ただし、きょうは準々決勝までは非常にいい試合をしていたと思います。強豪ひしめくこの階級で、確実に戦っていける力をつけていると思います。優勝から遠ざかってはいますが、必ずメダリストにはなっていますので、その点は評価できるのではないかなと思います。
例えば成長したという点は、準々決勝であのようなことがあった場合、これまでは気持ちが切れてしまうことも多かったのですが、きょうはできる範囲のなかで立て直して3位決定戦に臨みました。周りの方のサポートを得ながら準備ができたということは彼にとっても非常に良い経験になったのではないかと思います。立場や状況というもので人間は変わるというところがあると思うのですが、五輪代表候補という立場にいるということで、彼自身、変わっていっているのではないかな、と思います。
今後、世界と戦っていくためには、この階級は強豪がひしめいていますから、的を絞った対策が必要だと考えています。感覚的なものが非常に強い選手なので、その部分を大事にしてあげながら強化を進めていきたいと思います。
今回は向だけでなく、本当にもったいない負けで優勝を逃した試合もありましたので、東京五輪に向けてはこういう穴を埋めていく作業をしていきたいと思っています。

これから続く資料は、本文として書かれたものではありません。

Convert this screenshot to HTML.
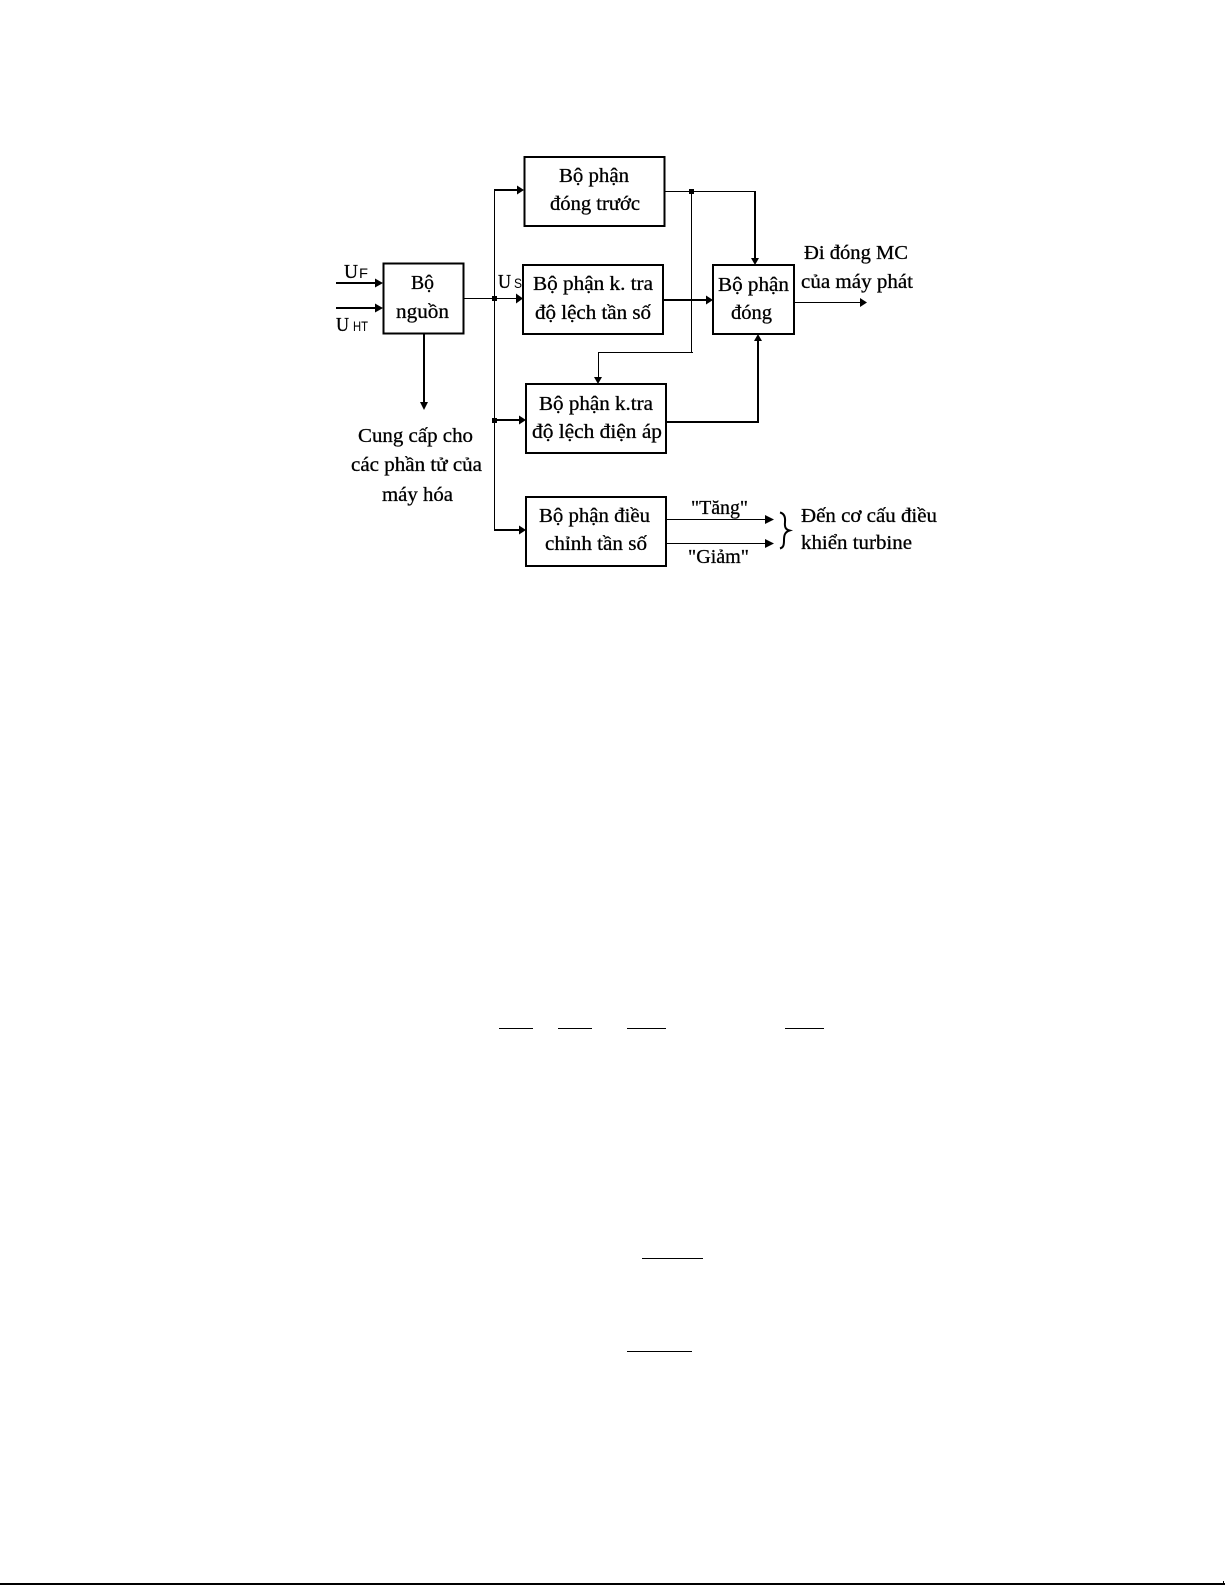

濵田尚里については、足首のケガで昨年のワールド・マスターズを回避してこの大会に臨んだことはよかったと思います。試合内容もオール一本勝ちで、彼女の寝技の技術の素晴らしさが出せたのではないかと思います。
とくに成長を感じたのは準決勝です。背負い投げで投げて寝技につなげて仕留めました。これまで本人と立ち技をやったほうがいいんじゃないかと話をしていて、練習もしていたんですけど、こうして実戦で披露したことは技に対する意識が高まってきているのではないかと思いました。今後も寝技へ移行させる方法論を身につけさせていきたいと思います。
審判もよくみてくれると思います。
朝比奈については、すでに78kg超級は五輪代表が決まっていますので、モチベーションを維持していくことはすごく難しかったと思います。しかし、自分のやるべきことをきっちりやってくれました。世界チャンピオンになったとき以上のパフォーマンスをしてくれたと思います。準決勝ではオルティスを投げて勝ちましたが、オルティスが投げられるシーンはそう見たことがありません。開き直ったのがいい方向に出たのではないかと思います。